If these numbers are even close to right, and there are some very odd units involved in the calculation, your sperm whale would burn up from atmospheric friction long before it reached terminal velocity.

It can be calculated relatively easily. This site gives the drag coefficient as 0.35. The rest of the problem should be elementary. I’ll run the numbers tomorrow if nobody’s gotten to it by then.

I’m pretty sure it won’t break the sound barrier, since the drag coefficient is a function of Mach, and is maximum at Mach 1.

Seems that way to me too, but 100,000 pounds is a lot of whale.
I didn’t like that mass density unit either. Who calculates in units of slugs per cubic feet?

A couple things are made very obvious by these figures.
1: The exact shape matters A LOT.
2: The weight of the whale will cause it to fall at a pretty good clip regardless of the drag coefficient.

QUOTE]
My whale had a lot bigger head than your whale. Also the Cd is dependent on, among other things, how smooth the outside is. Per Wikipedia sperm whales have a bunch of knobs all over them, so my Cd was bigger.

Couldn’t one use a drag coefficient from a little boy-type bomb? I mean, the evolution of a whale and the design of a bomb are both bent on almost the same purpose: moving easily through a fluid medium with a particular orientation. Does anyone have a good drag coefficient for a bomb or large missile?
(Squink and Santo, its answers like those that make me love the dope!)

So we could orbit a whale but not get them up to escape velocity. Wel that’s a relief. They’d be out in the universe blabbing all our secrets if we let them.

Why, because we’re geeks? Here’s a pagethat shows drag coefficient versus Mach. I thought it peaked at 1, but it’s actually at about 1.5 or so. I think we could get a pretty reasonable assumption if we used the round nose projectile.

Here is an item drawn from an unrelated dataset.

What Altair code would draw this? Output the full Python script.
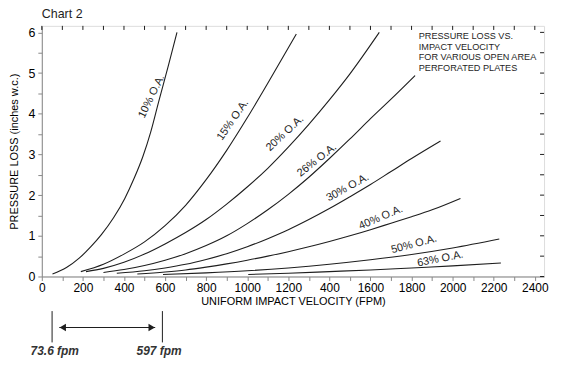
import json
import altair as alt
import pandas as pd

FONT = "Liberation Sans"
INK = "#1e1e1e"

# ---- curve data (velocity fpm, pressure loss in. w.c.) ----
series = ["10%", "15%", "20%", "26%", "30%", "40%", "50%", "63%"]
v10 = [52, 120, 182, 240, 290, 350, 404, 450, 492, 530, 569, 617, 658]
p10 = [0.06, 0.22, 0.45, 0.74, 1.03, 1.45, 1.92, 2.42, 2.95, 3.55, 4.3, 5.2, 6.0]
v15 = [190, 300, 400, 500, 600, 700, 800, 900, 1000, 1100, 1239]
p15 = [0.12, 0.3, 0.55, 0.85, 1.25, 1.75, 2.38, 3.1, 3.9, 4.75, 5.96]
v20 = [215, 300, 400, 500, 600, 700, 800, 900, 1000, 1100, 1200, 1300, 1400, 1500, 1643]
p20 = [0.12, 0.2, 0.35, 0.55, 0.8, 1.08, 1.4, 1.78, 2.2, 2.66, 3.18, 3.74, 4.34, 4.98, 6.0]
v26 = [300, 400, 500, 600, 700, 800, 900, 1000, 1100, 1200, 1300, 1400, 1500, 1600, 1700, 1817]
p26 = [0.1, 0.17, 0.27, 0.4, 0.56, 0.76, 1.0, 1.3, 1.64, 2.02, 2.44, 2.9, 3.38, 3.88, 4.36, 4.94]
v30 = [365, 500, 600, 700, 800, 900, 1000, 1100, 1200, 1300, 1400, 1500, 1600, 1700, 1800, 1941]
p30 = [0.08, 0.14, 0.21, 0.3, 0.42, 0.56, 0.73, 0.93, 1.15, 1.4, 1.67, 1.96, 2.26, 2.58, 2.9, 3.33]
v40 = [465, 600, 700, 800, 900, 1000, 1100, 1200, 1300, 1400, 1500, 1600, 1700, 1800, 1900, 2038]
p40 = [0.06, 0.11, 0.16, 0.23, 0.31, 0.4, 0.5, 0.61, 0.73, 0.86, 1.0, 1.15, 1.31, 1.47, 1.64, 1.92]
v50 = [590, 800, 1000, 1200, 1400, 1600, 1800, 2000, 2227]
p50 = [0.05, 0.09, 0.14, 0.21, 0.3, 0.41, 0.54, 0.7, 0.92]
v63 = [1005, 1200, 1400, 1600, 1800, 2000, 2235]
p63 = [0.05, 0.08, 0.12, 0.16, 0.21, 0.26, 0.33]

# ---- curve labels ----
label_text = ["10% O.A.", "15% O.A.", "20% O.A.", "26% O.A.", "30% O.A.", "40% O.A.", "50% O.A.", "63% O.A."]
label_v = [546, 940, 1192, 1347, 1495, 1655, 1815, 1942]
label_p = [4.40, 3.81, 3.47, 2.81, 2.13, 1.39, 0.73, 0.37]
label_angle = [296, 305, 317, 322, 331, 337, 345, 349]

# ---- axis tick labels ----
x_tick_labels = ["0", "200", "400", "600", "800", "1000", "1200", "400",
                 "1600", "1800", "2000", "2200", "2400"]
x_ticks = list(range(0, 2401, 100))
y_ticks = [i * 0.5 for i in range(13)]

# ---- scale extents ----
x_max = 2445
y_max = 6.16

# ---- texts ----
chart_title = "Chart 2"
title_pos = [0, 6.36]
note_lines = ["PRESSURE LOSS VS.", "IMPACT VELOCITY", "FOR VARIOUS OPEN AREA", "PERFORATED PLATES"]
note_pos = [1835, 6.0]

# ---- range annotation under the axis ----
marker_v = [50, 587]
marker_p = [-0.85, -1.62]
marker_labels = ["73.6 fpm", "597 fpm"]
marker_label_v = [63, 571]
marker_label_p = -1.83
arrow_v = [85, 552]
arrow_p = -1.254
arrow_head_v = [102, 535]

curves = []
for name, vs, ps in zip(series, [v10, v15, v20, v26, v30, v40, v50, v63],
                        [p10, p15, p20, p26, p30, p40, p50, p63]):
    for a, b in zip(vs, ps):
        curves.append({"series": name, "v": a, "p": b})
curves = pd.DataFrame(curves)

labels = pd.DataFrame({"text": label_text, "v": label_v, "p": label_p, "angle": label_angle})

xs = alt.Scale(domain=[0, x_max], nice=False, zero=False)
ys = alt.Scale(domain=[0, y_max], nice=False, zero=False)

label_expr = ("datum.value % 200 == 0 ? " + json.dumps(x_tick_labels) +
              "[round(datum.value / 200)] : ''")

x_axis = alt.Axis(values=x_ticks, labelExpr=label_expr, title="UNIFORM IMPACT VELOCITY (FPM)",
                  tickSize=4, labelPadding=2, labelOverlap=False, labelFlush=False,
                  grid=False, titleY=25, titleBaseline="middle", titleFontWeight="normal",
                  titleFontSize=11, labelFontSize=12)
y_axis = alt.Axis(values=y_ticks, labelExpr="datum.value % 1 == 0 ? format(datum.value, 'd') : ''",
                  title="PRESSURE LOSS (inches w.c.)", tickSize=4, labelPadding=3,
                  labelOverlap=False, grid=False, titleX=-27, titleY=126, titleAngle=270,
                  titleAlign="center", titleBaseline="middle", titleFontWeight="normal",
                  titleFontSize=11, labelFontSize=12.5)


def X(field="v"):
    return alt.X(f"{field}:Q", scale=xs, axis=x_axis)


def Y(field="p"):
    return alt.Y(f"{field}:Q", scale=ys, axis=y_axis)


lines = alt.Chart(curves).mark_line(interpolate="monotone", strokeWidth=1.1, color=INK).encode(
    x=X(), y=Y(), detail="series:N")

curve_labels = alt.Chart(labels).mark_text(font=FONT, fontSize=11, color=INK, dy=-2.5).encode(
    x=X(), y=Y(), text="text:N", angle=alt.Angle("angle:Q", scale=None))

note = alt.Chart(pd.DataFrame({"v": [note_pos[0]], "p": [note_pos[1]], "t": ["\n".join(note_lines)]})).mark_text(
    font=FONT, fontSize=9.2, align="left", baseline="top", lineBreak="\n", lineHeight=10.6, color=INK
).encode(x=X(), y=Y(), text="t:N")

title = alt.Chart(pd.DataFrame({"v": [title_pos[0]], "p": [title_pos[1]], "t": [chart_title]})).mark_text(
    font=FONT, fontSize=12.5, align="left", baseline="alphabetic", color=INK
).encode(x=X(), y=Y(), text="t:N")

top_ticks = alt.Chart(pd.DataFrame({"v": x_ticks, "p": [y_max] * len(x_ticks),
                                    "p2": [y_max - 0.1] * len(x_ticks)})).mark_rule(
    color=INK, strokeWidth=1).encode(x=X(), y=Y(), y2="p2:Q")

right_ticks = alt.Chart(pd.DataFrame({"v": [x_max] * len(y_ticks), "v2": [x_max - 19.5] * len(y_ticks),
                                      "p": y_ticks})).mark_rule(
    color=INK, strokeWidth=1).encode(x=X(), x2="v2:Q", y=Y())

markers = alt.Chart(pd.DataFrame({"v": marker_v, "p": [marker_p[0]] * 2, "p2": [marker_p[1]] * 2})).mark_rule(
    color=INK, strokeWidth=1).encode(x=X(), y=Y(), y2="p2:Q")

arrow = alt.Chart(pd.DataFrame({"v": [arrow_v[0]], "v2": [arrow_v[1]], "p": [arrow_p]})).mark_rule(
    color=INK, strokeWidth=1.2).encode(x=X(), x2="v2:Q", y=Y())

heads = alt.Chart(pd.DataFrame({"v": arrow_head_v, "p": [arrow_p] * 2,
                                "shape": ["triangle-left", "triangle-right"]})).mark_point(
    filled=True, size=55, color=INK, opacity=1).encode(x=X(), y=Y(), shape=alt.Shape("shape:N", scale=None))

marker_text = alt.Chart(pd.DataFrame({"v": marker_label_v, "p": [marker_label_p] * 2, "t": marker_labels})).mark_text(
    font=FONT, fontSize=12, fontStyle="italic", fontWeight="bold", color="#333333", baseline="middle"
).encode(x=X(), y=Y(), text="t:N")

chart = alt.layer(lines, curve_labels, note, title, top_ticks, right_ticks, markers, arrow, heads,
                  marker_text).properties(
    width=505, height=252,
    autosize=alt.AutoSizeParams(type="none"),
    padding={"left": 34, "top": 17, "right": 10, "bottom": 85},
).configure_view(stroke=INK, strokeWidth=1).configure_axis(
    labelFont=FONT, titleFont=FONT, labelColor=INK, titleColor=INK, domainColor=INK, tickColor=INK,
).configure(background="white")

chart.save("out.html", embed_options={"renderer": "svg", "actions": False})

I wrote a bit of code in MatLab several years ago that used an identical graph. We were shooting a 10,000 pound projectile as vertical as possible at about Mach 4. I was supposed to get an estimate of the closest we could expect it to land to the launch site, as well as how high it would go. I created a lookup table in MatLab to be able to vary the drag coefficient as the projectile slowed to a stop, and then tumbled back down to earth. We don’t need a lookup table for this problem, a simple iteration would suffice.

I think the problem is with your slugs, you probably have to divide it by gravity before you put it into your equations. Here’s what I end up with:
%% Terminal Velocity of a Sperm Whale

clear
clc
m = [52 80 130] * 1000; %130 metric tons, kg
g = 9.81; %m/s^2
rho = 1.2; %kg/m^3
d = [2.1 2.5 2.9]; %m
A = pi * d.^2 / 4 %m^2
Cd = .55;

Vt = sqrt(2 * m * g ./ (rho .* A * Cd))
Where 52, 80, and 130 are values for an average sized whale, the largest one around today, and the largest theoretical one before whaling made them endangered, respectively. 2.1 is given as the average diameter, I guestimated 2.5 and 2.9 The answers are:

668, 696, 765
all in meters per second.

.55 is the drag coefficient based on the chart I linked to at Mach 2.

Note the first number is virtually identical to the one SandyHook posted, although I wish they had shared their inputs.

ETA: For those wondering, the ‘%’ sign means that MatLab ignores everything after it, while the ‘.’ means that the matrix is multiplied element wise instead of using rules of linear algebra.